10th-century capital re-used by Siegfried in his reconstruction of San Savino and still visible in the crypt today

The see of Piacenza has been raised to an archdiocese and detached from the authority of the metropolitan of Ravenna by Pope John XV in 988 for the benefit of John Philagathos. It has been suggested that Sigulf, a "man of good character" (vir bonae indolis) who, according to the Annals of Quedlinburg, had his election as bishop of Piacenza quashed to make way for Philagathos, was the same person as Siegfried.

After Philagathos was elected antipope in opposition to Gregory V, Gregory declared Piacenza vacant on 7 July 997 and demoted it back to a diocese under Ravenna.
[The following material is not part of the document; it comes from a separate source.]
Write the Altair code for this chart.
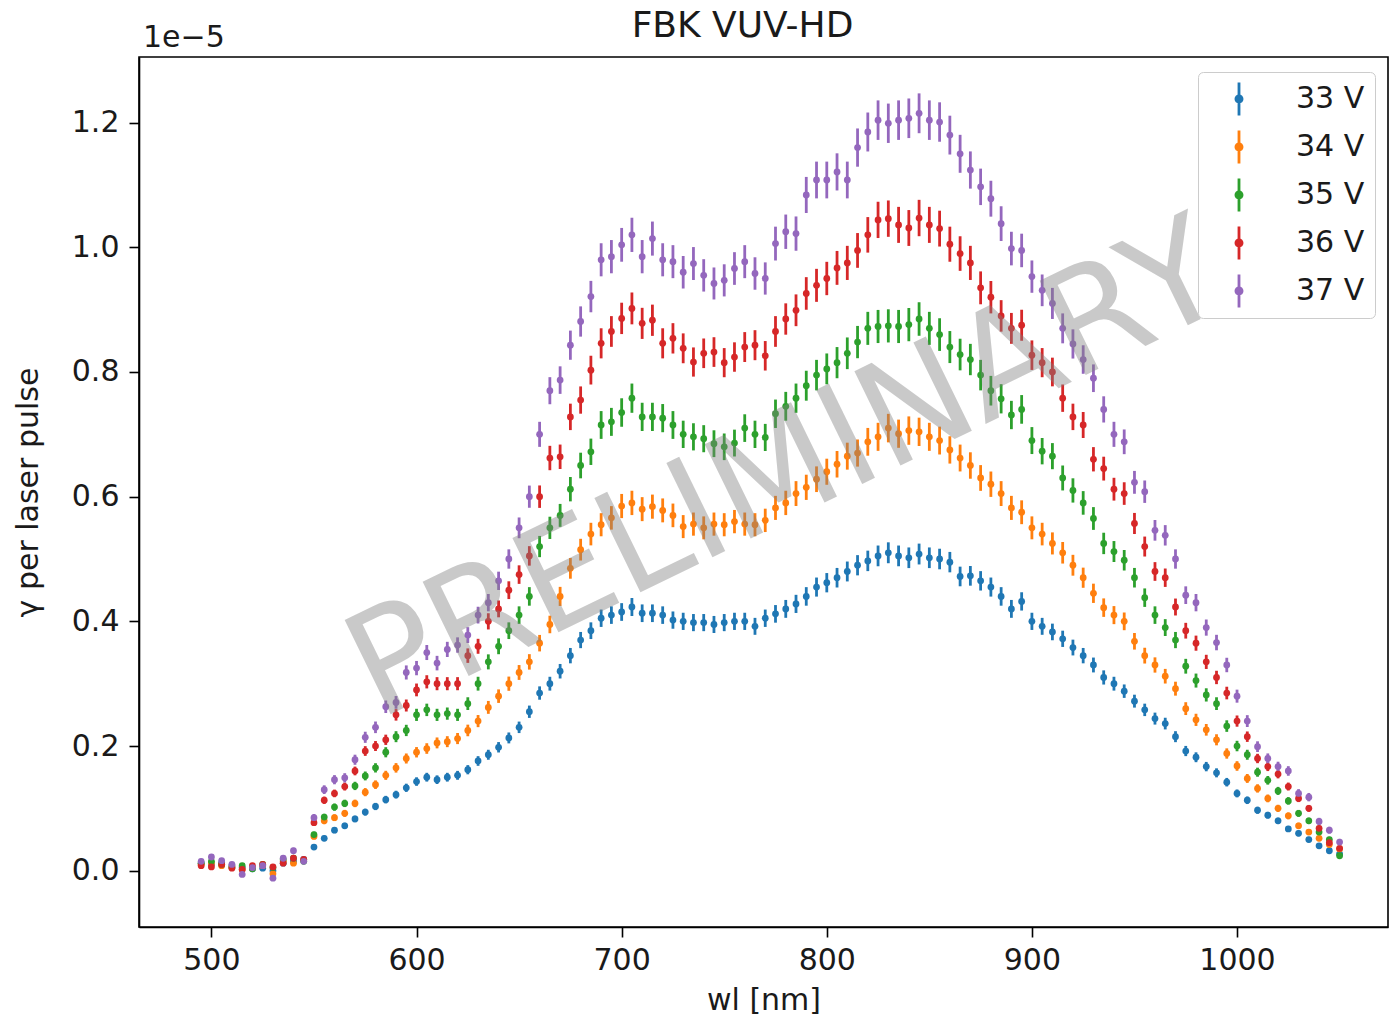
import altair as alt
import pandas as pd

# ---------------- data (values in units of 1e-5) ----------------
wl = list(range(495, 1051, 5))
series = ["33 V", "34 V", "35 V", "36 V", "37 V"]
colors = ["#1f77b4", "#ff7f0e", "#2ca02c", "#d62728", "#9467bd"]
rel_err = [0.027, 0.028, 0.027, 0.025, 0.023]
abs_err_floor = [0.003, 0.003, 0.003, 0.003, 0.004]

y33 = [0.012, 0.010, 0.013, 0.008, 0.005, 0.003, 0.004, 0.000, 0.012, 0.015, 0.018,
       0.038, 0.052, 0.065, 0.072, 0.083, 0.094, 0.103, 0.114, 0.122, 0.133, 0.143,
       0.150, 0.146, 0.150, 0.153, 0.162, 0.176, 0.186, 0.198, 0.213, 0.230, 0.255,
       0.285, 0.300, 0.320, 0.345, 0.370, 0.385, 0.405, 0.410, 0.415, 0.423, 0.413,
       0.413, 0.410, 0.402, 0.400, 0.398, 0.398, 0.395, 0.398, 0.400, 0.400, 0.392,
       0.405, 0.412, 0.420, 0.428, 0.440, 0.455, 0.462, 0.470, 0.480, 0.490, 0.497,
       0.505, 0.510, 0.505, 0.502, 0.508, 0.502, 0.500, 0.495, 0.472, 0.473, 0.465,
       0.455, 0.440, 0.420, 0.432, 0.400, 0.392, 0.383, 0.372, 0.358, 0.345, 0.330,
       0.310, 0.300, 0.288, 0.272, 0.258, 0.244, 0.236, 0.215, 0.192, 0.182, 0.167,
       0.157, 0.142, 0.124, 0.113, 0.097, 0.089, 0.080, 0.067, 0.060, 0.050, 0.040,
       0.032, 0.027]

y34 = [0.010, 0.012, 0.008, 0.006, 0.002, 0.004, 0.008, -0.005, 0.015, 0.012, 0.017,
       0.055, 0.080, 0.085, 0.092, 0.108, 0.126, 0.138, 0.153, 0.165, 0.180, 0.190,
       0.196, 0.205, 0.207, 0.212, 0.225, 0.240, 0.262, 0.280, 0.300, 0.318, 0.335,
       0.365, 0.395, 0.440, 0.485, 0.515, 0.540, 0.555, 0.566, 0.585, 0.590, 0.580,
       0.584, 0.578, 0.570, 0.552, 0.556, 0.550, 0.556, 0.555, 0.560, 0.556, 0.555,
       0.562, 0.582, 0.590, 0.605, 0.615, 0.628, 0.640, 0.652, 0.665, 0.670, 0.688,
       0.696, 0.710, 0.701, 0.706, 0.704, 0.696, 0.690, 0.675, 0.662, 0.650, 0.630,
       0.620, 0.605, 0.582, 0.575, 0.550, 0.540, 0.525, 0.510, 0.490, 0.470, 0.445,
       0.422, 0.410, 0.400, 0.368, 0.345, 0.330, 0.312, 0.292, 0.260, 0.242, 0.226,
       0.210, 0.188, 0.168, 0.148, 0.132, 0.116, 0.100, 0.088, 0.072, 0.062, 0.052,
       0.042, 0.035]

y35 = [0.012, 0.015, 0.010, 0.005, 0.008, 0.003, 0.010, 0.005, 0.018, 0.020, 0.015,
       0.058, 0.086, 0.102, 0.108, 0.136, 0.152, 0.165, 0.190, 0.215, 0.225, 0.250,
       0.258, 0.250, 0.252, 0.250, 0.268, 0.300, 0.335, 0.360, 0.385, 0.410, 0.440,
       0.520, 0.550, 0.570, 0.612, 0.650, 0.672, 0.715, 0.720, 0.735, 0.758, 0.728,
       0.728, 0.726, 0.715, 0.700, 0.696, 0.693, 0.685, 0.680, 0.686, 0.710, 0.700,
       0.695, 0.733, 0.745, 0.758, 0.778, 0.795, 0.805, 0.815, 0.830, 0.848, 0.870,
       0.873, 0.874, 0.873, 0.876, 0.885, 0.870, 0.860, 0.840, 0.828, 0.820, 0.795,
       0.770, 0.757, 0.731, 0.740, 0.690, 0.673, 0.665, 0.630, 0.610, 0.590, 0.565,
       0.525, 0.512, 0.498, 0.470, 0.438, 0.410, 0.390, 0.370, 0.328, 0.305, 0.282,
       0.268, 0.232, 0.200, 0.186, 0.158, 0.145, 0.128, 0.112, 0.092, 0.080, 0.062,
       0.050, 0.024]

y36 = [0.008, 0.006, 0.010, 0.004, 0.002, 0.008, 0.010, 0.006, 0.012, 0.020, 0.018,
       0.077, 0.113, 0.124, 0.135, 0.160, 0.192, 0.200, 0.210, 0.250, 0.265, 0.290,
       0.303, 0.300, 0.300, 0.300, 0.345, 0.360, 0.400, 0.420, 0.450, 0.475, 0.505,
       0.600, 0.662, 0.664, 0.728, 0.755, 0.803, 0.846, 0.865, 0.886, 0.902, 0.878,
       0.883, 0.846, 0.854, 0.838, 0.816, 0.830, 0.832, 0.815, 0.824, 0.840, 0.843,
       0.826, 0.865, 0.885, 0.899, 0.926, 0.939, 0.950, 0.967, 0.975, 0.995, 1.020,
       1.044, 1.046, 1.036, 1.031, 1.047, 1.036, 1.030, 1.005, 0.990, 0.975, 0.935,
       0.920, 0.890, 0.870, 0.875, 0.827, 0.815, 0.800, 0.758, 0.728, 0.715, 0.660,
       0.645, 0.612, 0.605, 0.557, 0.520, 0.480, 0.470, 0.423, 0.385, 0.365, 0.335,
       0.310, 0.285, 0.240, 0.215, 0.180, 0.167, 0.155, 0.135, 0.116, 0.100, 0.068,
       0.045, 0.036]

y37 = [0.015, 0.022, 0.016, 0.010, -0.006, 0.005, 0.008, -0.012, 0.020, 0.032, 0.015,
       0.085, 0.130, 0.146, 0.149, 0.178, 0.214, 0.230, 0.263, 0.270, 0.318, 0.325,
       0.350, 0.333, 0.355, 0.362, 0.378, 0.410, 0.430, 0.465, 0.500, 0.550, 0.600,
       0.700, 0.770, 0.787, 0.843, 0.881, 0.921, 0.980, 0.985, 1.004, 1.020, 0.985,
       1.014, 0.980, 0.977, 0.960, 0.974, 0.955, 0.942, 0.947, 0.966, 0.977, 0.958,
       0.950, 1.006, 1.025, 1.022, 1.084, 1.108, 1.108, 1.121, 1.108, 1.160, 1.185,
       1.204, 1.199, 1.204, 1.207, 1.215, 1.204, 1.201, 1.180, 1.150, 1.124, 1.097,
       1.078, 1.038, 0.998, 0.995, 0.953, 0.931, 0.910, 0.870, 0.845, 0.820, 0.790,
       0.740, 0.700, 0.688, 0.623, 0.608, 0.546, 0.538, 0.500, 0.442, 0.430, 0.390,
       0.366, 0.330, 0.280, 0.240, 0.199, 0.180, 0.167, 0.160, 0.124, 0.118, 0.079,
       0.065, 0.046]

x_ticks = [500, 600, 700, 800, 900, 1000]
y_ticks = [0.0, 0.2, 0.4, 0.6, 0.8, 1.0, 1.2]

rows = []
for name, vals, re, fl in zip(series, [y33, y34, y35, y36, y37], rel_err, abs_err_floor):
    for w, v in zip(wl, vals):
        e = abs(v) * re + fl
        rows.append({"wl": w, "y": v, "lo": v - e, "hi": v + e, "series": name})
df = pd.DataFrame(rows)

FONT = "DejaVu Sans"
TXT = "#1a1a1a"

xscale = alt.Scale(domain=[464.7, 1073.6], nice=False, zero=False)
yscale = alt.Scale(domain=[-0.0903, 1.3053], nice=False, zero=False)
cscale = alt.Scale(domain=series, range=colors)

xaxis = alt.Axis(values=x_ticks, format="d", title="wl [nm]", labelPadding=8, titlePadding=10)
yaxis = alt.Axis(values=y_ticks, format=".1f", title="γ per laser pulse",
                 labelPadding=10, titlePadding=28)

legend_symbol = ("M-0.085,-1L0.085,-1L0.085,1L-0.085,1Z "
                 "M-0.27,0A0.27,0.27 0 1,1 0.27,0A0.27,0.27 0 1,1 -0.27,0Z")

legend = alt.Legend(
    title=None,
    orient="none",
    legendX=1059,
    legendY=15,
    symbolType=legend_symbol,
    symbolSize=1100,
    symbolStrokeWidth=0,
    symbolOpacity=1,
    symbolOffset=14,
    labelOffset=40,
    labelFontSize=30,
    labelFont=FONT,
    labelColor=TXT,
    rowPadding=14,
    padding=10,
    strokeColor="#cccccc",
    fillColor="white",
    cornerRadius=5,
)

base = alt.Chart(df)

bars = base.mark_rule(strokeWidth=2.8, opacity=1).encode(
    x=alt.X("wl:Q", scale=xscale, axis=xaxis),
    y=alt.Y("lo:Q", scale=yscale, axis=yaxis),
    y2="hi:Q",
    color=alt.Color("series:N", scale=cscale, legend=legend),
)

points = base.mark_point(filled=True, size=46, opacity=1, shape="circle").encode(
    x=alt.X("wl:Q", scale=xscale),
    y=alt.Y("y:Q", scale=yscale),
    color=alt.Color("series:N", scale=cscale, legend=legend),
)

wm = alt.Chart(pd.DataFrame({"t": ["PRELIMINARY"]})).mark_text(
    font=FONT, fontSize=144, angle=334, color="#808080", opacity=0.42,
    align="center", baseline="middle",
).encode(text="t:N", x=alt.value(648), y=alt.value(416))

offset_txt = alt.Chart(pd.DataFrame({"t": ["1e\u22125"]})).mark_text(
    font=FONT, fontSize=30, color=TXT, align="left", baseline="middle",
).encode(text="t:N", x=alt.value(4), y=alt.value(-19))

chart = alt.layer(bars, points, wm, offset_txt).properties(
    width=1249,
    height=870,
    autosize="none",
    background="white",
    padding={"left": 139, "top": 57, "right": 3, "bottom": 98},
    title=alt.TitleParams(
        "FBK VUV-HD", font=FONT, fontSize=36, fontWeight="normal",
        color=TXT, anchor="middle", dx=-21, offset=-22,
    ),
).configure_view(
    stroke="black", strokeWidth=1.6
).configure_axis(
    grid=False,
    domainColor="black",
    domainWidth=1.6,
    tickColor="black",
    tickWidth=1.6,
    tickSize=10,
    labelFont=FONT,
    labelFontSize=30,
    labelColor=TXT,
    titleFont=FONT,
    titleFontSize=30,
    titleFontWeight="normal",
    titleColor=TXT,
)

chart.save("out.html", embed_options={"renderer": "svg", "actions": False})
Siegried was invested as the new bishop. He traveled to Eschwege to meet Otto III, who granted Piacenza various privileges on 17 July. Otto detached the city from the county of Piacenza and granted the civil authority (districtum) in the city and its suburbs as far as one mile outside the walls to Siegfried.

In February 998, Gregory V confirmed the right to free election of San Savino, founded in 903. This seems to have been done to strengthen Siegfried, who was regarded as an ally by Otto III, who had entered Italy with an army to depose John XVI earlier that year. In 1005, according to Giovanni de' Mussi, Siegfried rebuilt San Savino outside the city walls. The present structure is mostly a rebuild of 1107 with later modifications. Siegfried reused some elements from the 903 edifice, of which two capitals in the crypt remain. Of his own work, part of the apse and the campanile remain.

Siegfried also rebuilt the basilica of Sant'Antonio, which he dedicated on 20 March 1014 in a public ceremony attended prominent local figures, including Count Lanfranc. For this he chose the form of a oriented basilica with a western nave and a campanile. The roof, the church bells and probably the original interior decoration was completed in his time. Unlike in the case of San Savino, the existing exterior of Sant'Antonino is largely what Siegfried built. The paintings, however, have not survived in good condition.

A document of 1123 refers to Siegfried as the "founder" of cathedral of Santa Giustina. The relics of Saint Justina were transferred to Piacenza by Philagathos, but Siegfried held a formal procession to receive them in their final resting place on 17 August 1001. While most sources make this the cathedral, Pietro da Ripalta's Chronica Placentina records that Justina was first placed in the neighbouring church of San Giovanni de Domo, presumably because the cathedral was being renovated at the time. Around 1006, Siegfried also commissioned a written account in Latin of the transfer of the relics, the Translatio beatae Iustinae.

==Death==

Various sources give different dates for Siegfried's death, but it took place on 14 April 1031. The necrology of the cathedral records it under that date with the words presul ab hac vita Sigefredus ab ethere migrat: "the prelate Siegfried migrated from this life to the aether". The necrology of San Savino gives the same year.